The Department Of Education Continued Pushing For More Benefits For Teachers
DEPED – The Department of Education is continuing its push to call for additional benefits to be granted to teachers.
Precious reports also speculated salary increase for public school teachers. The palace also apparently pursued the salary increase for teachers.
On top of this, the Department of Education calls for additional benefits to be granted to public school teachers.
According to Undersecretary Annalyn Sevilla, the department has set to “review and propose additional benefits for public school teachers.” She revealed this information yesterday during her visit at Signal Village National High School in Taguig City.
Education Secretary Leonor Briones and Taguig City Mayor and representative-elect Lani Cayetano also participated in the session.
Recently, Sevilla revealed during a press briefing that DepEd also made a proposal to add the “special hardship” and “teaching overload” allowances as some kind of honoraria to reward teachers for their extended services.
Back in October last year, DepEd released a statement defining the hardship allowance as a form of honorarium for public teachers designated to difficult areas.
Including teachers that work with multi-grade classes or teachers who conduct mobile teaching ops.
Also an overload extra allowance for teachers who work beyond the mandated duty hours and put in over six hours of classroom teaching.

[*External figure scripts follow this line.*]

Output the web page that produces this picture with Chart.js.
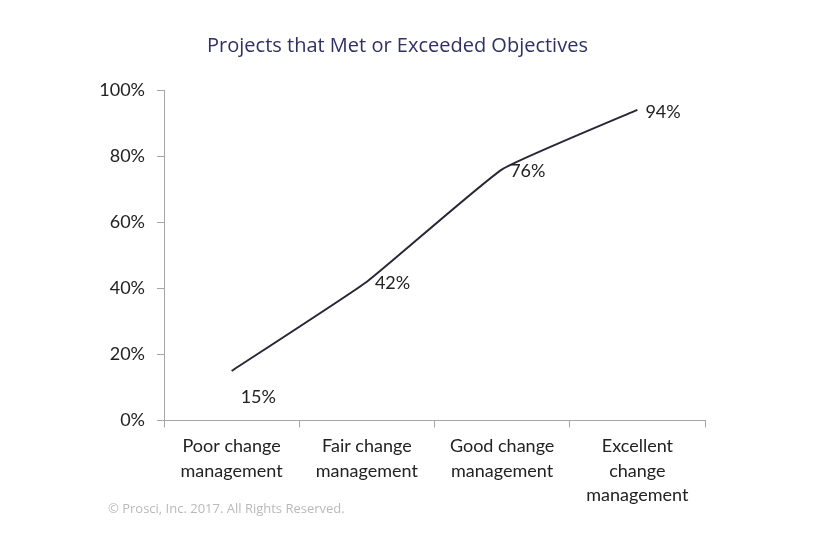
<!DOCTYPE html>
<html>
<head>
<meta charset="utf-8">
<script src="https://cdn.jsdelivr.net/npm/chart.js@4/dist/chart.umd.min.js"></script>
<style>
  body { margin: 0; background: #fff; }
  #wrap { position: relative; width: 836px; height: 558px; }
  #copy { position: absolute; left: 108px; top: 499px; font: 13px "Open Sans", sans-serif; color: #b9b9b9; }
</style>
</head>
<body>
<div id="wrap">
  <canvas id="chart" width="836" height="558"></canvas>
  <div id="copy">© Prosci, Inc. 2017. All Rights Reserved.</div>
</div>
<script>
const categories = [
  ['Poor change', 'management'],
  ['Fair change', 'management'],
  ['Good change', 'management'],
  ['Excellent', 'change', 'management']
];
const metObjectives = [15, 42, 76, 94];
const yTicks = [0, 20, 40, 60, 80, 100];

// value labels: first one sits under the point, the rest to the right
const valueLabels = {
  id: 'valueLabels',
  afterDatasetsDraw(chart) {
    const ctx = chart.ctx;
    const meta = chart.getDatasetMeta(0);
    ctx.save();
    ctx.font = '18px Lato, sans-serif';
    ctx.fillStyle = '#222';
    ctx.textBaseline = 'middle';
    meta.data.forEach((pt, i) => {
      const txt = metObjectives[i] + '%';
      if (i === 0) {
        ctx.fillText(txt, pt.x + 9, pt.y + 26);
      } else {
        ctx.fillText(txt, pt.x + 8, pt.y + 2);
      }
    });
    ctx.restore();
  }
};

new Chart(document.getElementById('chart').getContext('2d'), {
  type: 'line',
  data: {
    labels: categories,
    datasets: [{
      data: metObjectives,
      borderColor: '#2a2838',
      borderWidth: 2,
      pointRadius: 0,
      tension: 0.12,
      fill: false
    }]
  },
  options: {
    responsive: false,
    animation: false,
    layout: { padding: { left: 90, right: 131, top: 0, bottom: 44 } },
    plugins: {
      legend: { display: false },
      tooltip: { enabled: false },
      title: {
        display: true,
        text: 'Projects that Met or Exceeded Objectives',
        color: '#2f3163',
        font: { family: 'Open Sans', size: 20, weight: 'normal' },
        padding: { top: 34, bottom: 32 }
      }
    },
    scales: {
      x: {
        offset: true,
        grid: { offset: true, drawOnChartArea: false, drawTicks: true, tickLength: 7, color: '#a6a6a6' },
        border: { color: '#a6a6a6', width: 1 },
        ticks: { color: '#222', font: { family: 'Lato', size: 18, lineHeight: 1.38 }, padding: 6, maxRotation: 0 }
      },
      y: {
        min: 0,
        max: 100,
        afterFit: s => { s.width = 74; },
        afterBuildTicks: s => { s.ticks = yTicks.map(v => ({ value: v })); },
        grid: { drawOnChartArea: false, drawTicks: true, tickLength: 7, color: '#a6a6a6' },
        border: { color: '#a6a6a6', width: 1 },
        ticks: { color: '#222', font: { family: 'Lato', size: 18 }, padding: 12, callback: v => v + '%' }
      }
    }
  },
  plugins: [valueLabels]
});
</script>
</body>
</html>
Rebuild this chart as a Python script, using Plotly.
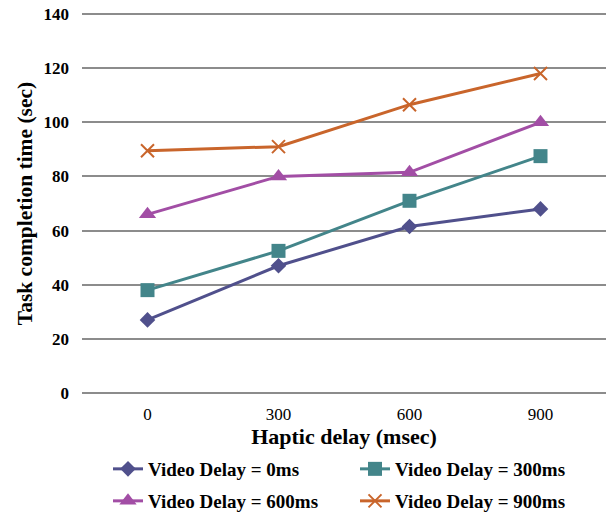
import plotly.graph_objects as go

haptic_delay = ["0", "300", "600", "900"]
video_0 = [27, 47, 61.5, 68]
video_300 = [38, 52.5, 71, 87.5]
video_600 = [66, 80, 81.5, 100]
video_900 = [89.5, 91, 106.5, 118]
series_names = ["Video Delay = 0ms", "Video Delay = 300ms", "Video Delay = 600ms", "Video Delay = 900ms"]
y_ticks = [0, 20, 40, 60, 80, 100, 120, 140]

colors = ["#50508C", "#43858A", "#A24EA5", "#C9652B"]
symbols = ["diamond", "square", "triangle-up", "x-thin"]
sizes = [12, 14, 15, 13]
legend_ids = ["legend", "legend", "legend2", "legend2"]
font = "Liberation Serif"
W, H = 613, 517

fig = go.Figure()
for name, vals, c, s, sz, lg in zip(series_names, [video_0, video_300, video_600, video_900],
                                     colors, symbols, sizes, legend_ids):
    marker = dict(symbol=s, size=sz, color=c)
    if s == "x-thin":
        marker["line"] = dict(color=c, width=2)
    fig.add_trace(go.Scatter(x=haptic_delay, y=vals, mode="lines+markers", name=name,
                             line=dict(color=c, width=3), marker=marker, legend=lg))

legend_common = dict(orientation="h", xref="container", yref="container",
                     x=108 / W, xanchor="left", yanchor="middle",
                     entrywidth=202, entrywidthmode="pixels", bgcolor="rgba(0,0,0,0)",
                     font=dict(family=font, size=19, color="black", weight="bold"))

fig.update_layout(
    width=W, height=H,
    margin=dict(l=82, r=7, t=11, b=121),
    plot_bgcolor="white", paper_bgcolor="white",
    font=dict(family=font, size=14, color="black"),
    showlegend=True,
    legend=dict(legend_common, y=1 - 469 / H),
    legend2=dict(legend_common, y=1 - 501 / H),
    xaxis=dict(type="category", range=[-0.5, 3.5], showgrid=False, zeroline=False, showline=False,
               automargin=False,
               tickfont=dict(family=font, size=17), ticks="", ticklabelstandoff=6,
               title=dict(text="<b>Haptic delay (msec)</b>", font=dict(family=font, size=22), standoff=5)),
    yaxis=dict(range=[-1.11, 141.11], tickvals=y_ticks, showgrid=True, gridcolor="#8C8C8C", gridwidth=2,
               zeroline=False, showline=False, ticks="", ticklabelstandoff=12, automargin=False,
               tickfont=dict(family=font, size=17, weight="bold"),
               title=dict(text="<b>Task completion time (sec)</b>", font=dict(family=font, size=21.5), standoff=4)),
)
fig.write_html("out.html", config={"displayModeBar": False},
               post_script="document.body.style.margin='0';")
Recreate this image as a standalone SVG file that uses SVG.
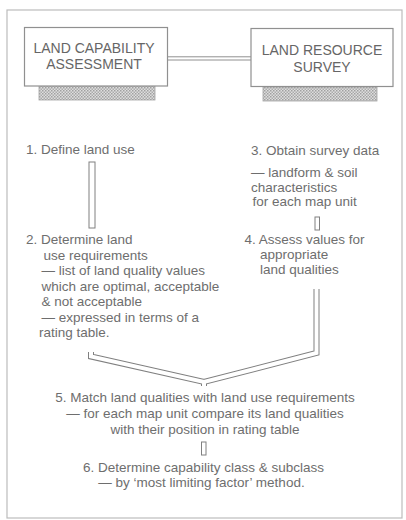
<svg xmlns="http://www.w3.org/2000/svg" width="406" height="520" viewBox="0 0 406 520">
<defs>
<pattern id="stip" width="3" height="3" patternUnits="userSpaceOnUse">
<rect width="3" height="3" fill="#dedede"/>
<rect x="0" y="0" width="1.5" height="1.5" fill="#a0a0a0"/>
<rect x="1.5" y="1.5" width="1.5" height="1.5" fill="#ababab"/>
</pattern>
</defs>
<style>
.t{font-family:"Liberation Sans",Arial,sans-serif;font-size:13.5px;fill:#6e6e6e}
.h{font-family:"Liberation Sans",Arial,sans-serif;font-size:14px;fill:#666;text-anchor:middle}
.box{fill:#fff;stroke:#909090;stroke-width:1.2}
.sh{fill:url(#stip);stroke:#a4a4a4;stroke-width:0.8}
.outer{fill:none;stroke:#bcbcbc;stroke-width:1.2}
.bar{fill:#fff;stroke:#808080;stroke-width:1}
.m{text-anchor:middle}
</style>
<rect width="406" height="520" fill="#fff"/>
<rect class="outer" x="7" y="10" width="395" height="508"/>
<g id="connectors">
<line x1="167" y1="56.8" x2="251" y2="56.8" stroke="#909090" stroke-width="1"/>
<line x1="167" y1="60" x2="251" y2="60" stroke="#909090" stroke-width="1"/>
<rect class="bar" x="89" y="162" width="6" height="66"/>
<rect class="bar" x="315" y="217" width="4.5" height="13"/>
<rect class="bar" x="201.5" y="442" width="4.5" height="13"/>
<path d="M91 352 L91 356.5 L204 382 L316.5 353 L316.5 289" fill="none" stroke="#808080" stroke-width="6" stroke-linejoin="miter"/>
<path d="M204 380 L204 386" fill="none" stroke="#808080" stroke-width="6"/>
<path d="M91 352 L91 356.5 L204 382 L316.5 353 L316.5 289" fill="none" stroke="#fff" stroke-width="4" stroke-linejoin="miter"/>
<path d="M204 380 L204 386.5" fill="none" stroke="#fff" stroke-width="4"/>
</g>
<g id="node-assessment">
<rect class="sh" x="39" y="86" width="116" height="14"/>
<rect class="box" x="24.5" y="27.5" width="143" height="58.5"/>
<text class="h" x="94" y="53">LAND CAPABILITY</text>
<text class="h" x="94" y="69">ASSESSMENT</text>
</g>
<g id="node-survey">
<rect class="sh" x="263" y="87" width="114" height="14"/>
<rect class="box" x="251" y="28.5" width="142" height="58"/>
<text class="h" x="322" y="55">LAND RESOURCE</text>
<text class="h" x="322" y="71.5">SURVEY</text>
</g>
<g id="step1"><text class="t" x="26" y="153.5">1. Define land use</text></g>
<g id="step2">
<text class="t" x="26" y="244">2. Determine land</text>
<text class="t" x="43.5" y="259.5">use requirements</text>
<text class="t" x="41.5" y="275">— list of land quality values</text>
<text class="t" x="41.5" y="291">which are optimal, acceptable</text>
<text class="t" x="41.5" y="306">&amp; not acceptable</text>
<text class="t" x="41.5" y="321.5">— expressed  in terms of a</text>
<text class="t" x="39" y="336.5">rating table.</text>
</g>
<g id="step3">
<text class="t" x="251" y="155">3. Obtain survey data</text>
<text class="t" x="251" y="177">— landform &amp; soil</text>
<text class="t" x="251" y="191.5">characteristics</text>
<text class="t" x="252.5" y="206">for each map unit</text>
</g>
<g id="step4">
<text class="t" x="244.5" y="244">4. Assess values for</text>
<text class="t" x="260" y="258.5">appropriate</text>
<text class="t" x="260" y="273.5">land qualities</text>
</g>
<g id="step5">
<text class="t m" x="205" y="402">5. Match land qualities with land use requirements</text>
<text class="t m" x="205" y="418">— for each map unit compare its land qualities</text>
<text class="t m" x="205" y="433.5">with their position in rating table</text>
</g>
<g id="step6">
<text class="t m" x="203.5" y="471.5">6. Determine capability class &amp; subclass</text>
<text class="t m" x="201.5" y="486.5">— by ‘most limiting factor’ method.</text>
</g>
</svg>
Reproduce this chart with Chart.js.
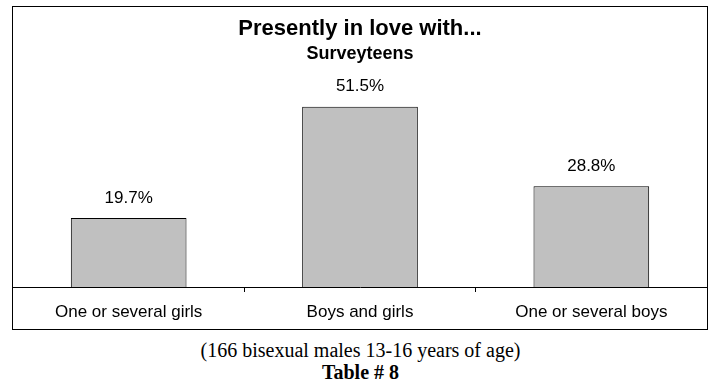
<!DOCTYPE html>
<html>
<head>
<meta charset="utf-8">
<script src="https://cdn.jsdelivr.net/npm/chart.js@4"></script>
<style>
  body { margin: 0; background: #fff; width: 717px; height: 390px; position: relative; overflow: hidden; }
  #frame { position: absolute; left: 12px; top: 6px; width: 694px; height: 322px; border: 1px solid #000; }
  #frame canvas { display: block; }
  .note { position: absolute; left: 0; width: 721px; text-align: center; font-family: 'Liberation Serif', 'Times New Roman', serif; color: #000; font-size: 20px; line-height: 23px; }
  #note1 { top: 339px; }
  #note2 { top: 361px; font-weight: bold; }
</style>
</head>
<body>
<div id="frame"><canvas id="loveChart" width="694" height="322"></canvas></div>
<div class="note" id="note1">(166 bisexual males 13-16 years of age)</div>
<div class="note" id="note2">Table # 8</div>
<script>
const categories = ['One or several girls', 'Boys and girls', 'One or several boys'];
const percentages = [19.7, 51.5, 28.8];

// draws the "xx.x%" text above each bar
const valueLabels = {
    id: 'valueLabels',
    afterDatasetsDraw(chart) {
        const ctx = chart.ctx;
        ctx.save();
        ctx.font = '17px "Liberation Sans", Arial, sans-serif';
        ctx.fillStyle = '#000';
        ctx.textAlign = 'center';
        ctx.textBaseline = 'middle';
        chart.getDatasetMeta(0).data.forEach((bar, i) => {
            ctx.fillText(percentages[i].toFixed(1) + '%', bar.x, bar.y - 20);
        });
        ctx.restore();
    }
};

const ctx = document.getElementById('loveChart').getContext('2d');
new Chart(ctx, {
    type: 'bar',
    data: {
        labels: categories,
        datasets: [{
            data: percentages,
            backgroundColor: '#c0c0c0',
            borderColor: '#000',
            borderWidth: 1,
            categoryPercentage: 1,
            barPercentage: 0.5
        }]
    },
    options: {
        responsive: false,
        animation: false,
        layout: { padding: 0 },
        plugins: {
            legend: { display: false },
            tooltip: { enabled: false },
            title: {
                display: true,
                text: 'Presently in love with...',
                color: '#000',
                font: { family: '"Liberation Sans", Arial, sans-serif', size: 22, weight: 'bold' },
                padding: { top: 9, bottom: 1 }
            },
            subtitle: {
                display: true,
                text: 'Surveyteens',
                color: '#000',
                font: { family: '"Liberation Sans", Arial, sans-serif', size: 18, weight: 'bold' },
                padding: { top: 0, bottom: 12 }
            }
        },
        scales: {
            x: {
                afterFit: (scale) => { scale.height = 42; },
                grid: { drawOnChartArea: false, drawTicks: true, tickLength: 5, color: '#000' },
                border: { display: true, color: '#000', width: 1 },
                ticks: {
                    color: '#000',
                    padding: 10,
                    maxRotation: 0,
                    font: { family: '"Liberation Sans", Arial, sans-serif', size: 17 }
                }
            },
            y: {
                display: false,
                min: 0,
                max: 60
            }
        }
    },
    plugins: [valueLabels]
});
</script>
</body>
</html>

The department has also made a proposal to establish a stable fund to cover teachers’ medical examinations, which would also be considered as a benefit.
A promotions system based on merit or performance was also suggested by the department. This is to ensure that teachers’ professional careers will not be stagnant from the beginning until they retire.
To successfully pursure this, however, Briones said that the government would have to take extra taxes to provide the needed fund for the salary increase.
She revealed the possible cost that it would take to implement the salary increase in her statement:
“If you think over 900,000 teachers will have an increase of P10,000, it will cost us P150 billion on top of the more than P500-billion budget… Let us ask our citizens, are you ready to pay P150 billion more?”
This is based on an article from Philstar.
That is all there is to it, at least for now. We’ll post updates as soon as we got them.